The “F” is for “Fuck me you’re going to put a scalpel WHERE?”
I had my own surgery, of course, when I had a vasectomy; something I’d been planning for some time. That actually went quite well, at least as far as can be ascertained at this point (part three of that series of posts will be coming soon), but it allows me to segue into the topic of reproduction…
Because while I’d been waiting to get snipped, Ruth and JTA had managed to conceive. We found this out right as we were running around sorting out the Three Rings Conference, and Ruth took to calling the fœtus “Jethrik”, after the Three Rings milestone. I was even more delighted still when I heard that the expected birth date would be 24th July: Samaritans‘ Annual Awareness Day (“24/7”).
One of the many pregnancy tests Ruth took, “just to be sure” (in case the last few were false positives). Photo from Ruth’s blog.
As potential prospective parents, they did everything right. Ruth stuck strictly to a perfectly balanced diet for her stage of pregnancy; they told only a minimum of people, because – as everybody knows – the first trimester’s the riskiest period. I remember when Ruth told her grandfather (who had become very unwell towards the end of 2012 and died early this year: another sad family tragedy) about the pregnancy, that it was only after careful consideration – balancing how nice it would be for him to know that the next generation of his family was on the way before his death – that she went ahead and did so. And as the end of the first trimester, and the end of the year, approached, I genuinely believed that the string of bad luck that had been 2012 was over.

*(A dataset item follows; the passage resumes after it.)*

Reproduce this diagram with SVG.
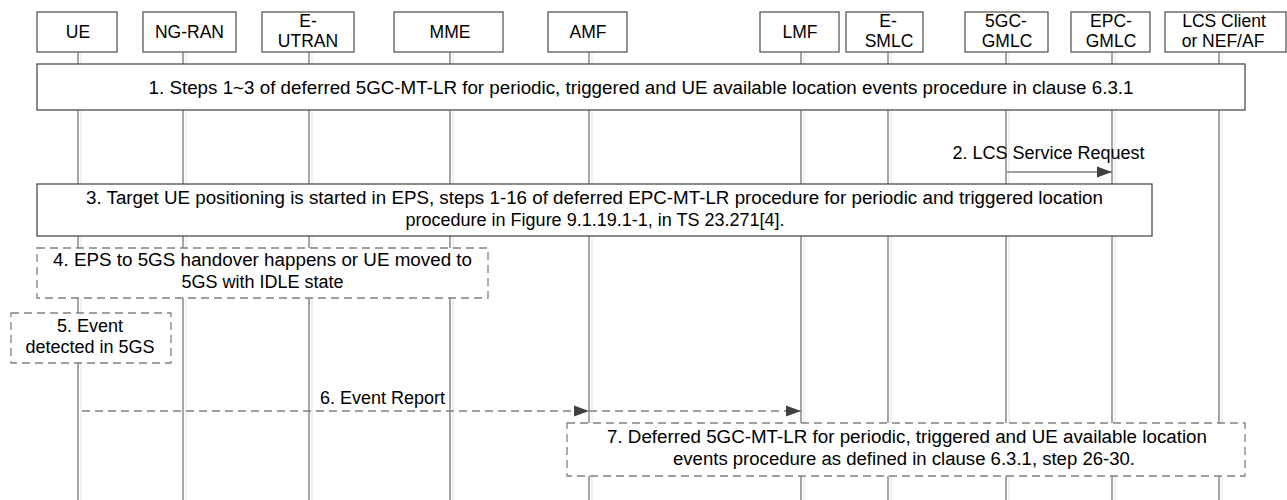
<svg xmlns="http://www.w3.org/2000/svg" width="1287" height="500" viewBox="0 0 1287 500">
<style>
text{font-family:"Liberation Sans",Arial,sans-serif;fill:#000}
.h{font-size:17.5px;text-anchor:middle}
.t{font-size:18px;text-anchor:middle}
.hb{fill:#fff;stroke:#595959;stroke-width:1.3}
.ll{stroke:#808080;stroke-width:1.4;fill:none}
.sh{stroke:#ececec;stroke-width:1.4;fill:none}
.sb{fill:#fff;stroke:#4d4d4d;stroke-width:1.3}
.db{fill:#fff;stroke:#808080;stroke-width:1.3;stroke-dasharray:8,5}
.msg{stroke:#808080;stroke-width:1.4;fill:none}
.dm{stroke:#808080;stroke-width:1.4;fill:none;stroke-dasharray:8,5}
</style>
<defs>
<marker id="ah" markerUnits="userSpaceOnUse" markerWidth="16" markerHeight="12" refX="15" refY="6" orient="auto">
<path d="M0,0.5 L15,6 L0,11.5 z" fill="#404040"/>
</marker>
</defs>
<rect width="1287" height="500" fill="#fff"/>
<g id="lifelines">
<path class="sh" d="M81,52V500M186,52V500M312,52V500M453,52V500M592,52V500M804,52V500M891,52V500M1009,52V500M1115,52V500M1222,52V500"/>
<path class="ll" d="M78,52V500M183,52V500M309,52V500M450,52V500M589,52V500M801,52V500M888,52V500M1006,52V500M1112,52V500M1219,52V500"/>
</g>
<g id="n-ue"><rect class="hb" x="37" y="12" width="80" height="40"/><text class="h" x="78" y="38">UE</text></g>
<g id="n-ngran"><rect class="hb" x="143" y="12" width="93" height="40"/><text class="h" x="189.5" y="38">NG-RAN</text></g>
<g id="n-eutran"><rect class="hb" x="262" y="12" width="92" height="40"/><text class="h" x="308" y="27">E-</text><text class="h" x="308" y="47">UTRAN</text></g>
<g id="n-mme"><rect class="hb" x="394" y="12" width="109" height="40"/><text class="h" x="450" y="38">MME</text></g>
<g id="n-amf"><rect class="hb" x="548" y="12" width="79" height="40"/><text class="h" x="588" y="38">AMF</text></g>
<g id="n-lmf"><rect class="hb" x="760" y="12" width="79" height="40"/><text class="h" x="800" y="38">LMF</text></g>
<g id="n-esmlc"><rect class="hb" x="846" y="12" width="77" height="40"/><text class="h" x="888" y="27">E-</text><text class="h" x="889" y="47">SMLC</text></g>
<g id="n-5gcgmlc"><rect class="hb" x="965" y="12" width="83" height="40"/><text class="h" x="1006" y="27">5GC-</text><text class="h" x="1007" y="47">GMLC</text></g>
<g id="n-epcgmlc"><rect class="hb" x="1071" y="12" width="79" height="40"/><text class="h" x="1111" y="27">EPC-</text><text class="h" x="1111" y="47">GMLC</text></g>
<g id="n-lcs"><rect class="hb" x="1165" y="12" width="121" height="40"/><text class="h" x="1224" y="27">LCS Client</text><text class="h" x="1223" y="47">or NEF/AF</text></g>
<g id="step1"><rect class="sb" x="37" y="64" width="1208" height="46"/><text class="t" x="641" y="94" textLength="985" lengthAdjust="spacingAndGlyphs">1.  Steps 1~3 of deferred 5GC-MT-LR for periodic, triggered and UE available location events procedure in clause 6.3.1</text></g>
<g id="step3"><rect class="sb" x="37" y="184" width="1115" height="52"/><text class="t" x="594.5" y="204" textLength="1017" lengthAdjust="spacingAndGlyphs">3. Target UE positioning is started in EPS, steps 1-16 of deferred EPC-MT-LR procedure for periodic and triggered location</text><text class="t" x="595" y="226">procedure in Figure 9.1.19.1-1, in TS 23.271[4].</text></g>
<g id="step4"><rect class="db" x="37" y="248" width="451" height="50"/><text class="t" x="262.5" y="266" textLength="419" lengthAdjust="spacingAndGlyphs">4. EPS to 5GS handover happens or UE moved to</text><text class="t" x="262.5" y="288">5GS with IDLE state</text></g>
<g id="step5"><rect class="db" x="11" y="313" width="160" height="50"/><text class="t" x="90" y="332">5. Event</text><text class="t" x="90" y="353">detected in 5GS</text></g>
<g id="step7"><rect class="db" x="567" y="423" width="678" height="53"/><text class="t" x="907" y="443" textLength="600" lengthAdjust="spacingAndGlyphs">7. Deferred 5GC-MT-LR for periodic, triggered and UE available location</text><text class="t" x="904" y="465" textLength="462" lengthAdjust="spacingAndGlyphs">events procedure as defined in clause 6.3.1, step 26-30.</text></g>
<g id="connectors">
<path class="msg" d="M1007,172H1112" marker-end="url(#ah)"/>
<text class="t" x="1048.5" y="159">2. LCS Service Request</text>
<path class="dm" d="M82,411H589" marker-end="url(#ah)"/>
<path class="dm" d="M589,411H801" marker-end="url(#ah)"/>
<text class="t" x="382.5" y="404">6. Event Report</text>
</g>
</svg>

In Ruth’s blog post, she’s used kittens to make a sad story a little softer, and so I have too.
But it wasn’t to be. Just as soon as we were looking forward to New Year, and planning to not so much “see in 2013” as to “kick out 2012”, Ruth had a little bleeding. Swiftly followed by abdominal cramps. She spent most of New Year’s Eve at the hospital, where they’d determined that she’d suffered a miscarriage, probably a few weeks earlier.
Ruth’s written about it. JTA’s written about it, too. And I’d recommend they read their account rather than mine: they’ve both written more, and better, about the subject than I could. But I shan’t pretend that it wasn’t hard: in truth, it was heartbreaking. At the times that I could persuade myself that my grief was “acceptable” (and that I shouldn’t be, say, looking after Ruth), I cried a lot. For me, “Jethrik” represented a happy ending to a miserable year: some good news at last for the people I was closest to. Perhaps, then, I attached too much importance to it, but it seemed inconceivable to me – no pun intended – that for all of the effort they’d put in, that things wouldn’t just go perfectly. For me, it was all connected: Ruth wasn’t pregnant by me, but I still found myself wishing that my dad could have lived to have seen it, and when the pregnancy went wrong, it made me realise how much I’d been pinning on it.
I don’t have a positive pick-me-up line to put here. But it feels like I should.
A few days before the miscarriage became apparent, Ruth and her dad survey the back garden of the house he’s rebuilding.
And so there we were, at the tail of 2012: the year that began awfully, ended awfully, and was pretty awful in the middle. I can’t say there weren’t good bits, but they were somewhat drowned out by all of the shit that happened. Fuck off, 2012.
Here’s to 2013.
Edit, 16th March 2013: By Becky’s request, removed an unflattering photo of her and some of the ickier details of her health problems this year.
Edit, 11th July 2016: At her request, my friend S******’s personal details have been obfuscated in this post so that they are no longer readily available to search engines.
Edit, 26th September 2016: At her request, my friend S******’s photo was removed from this post, too.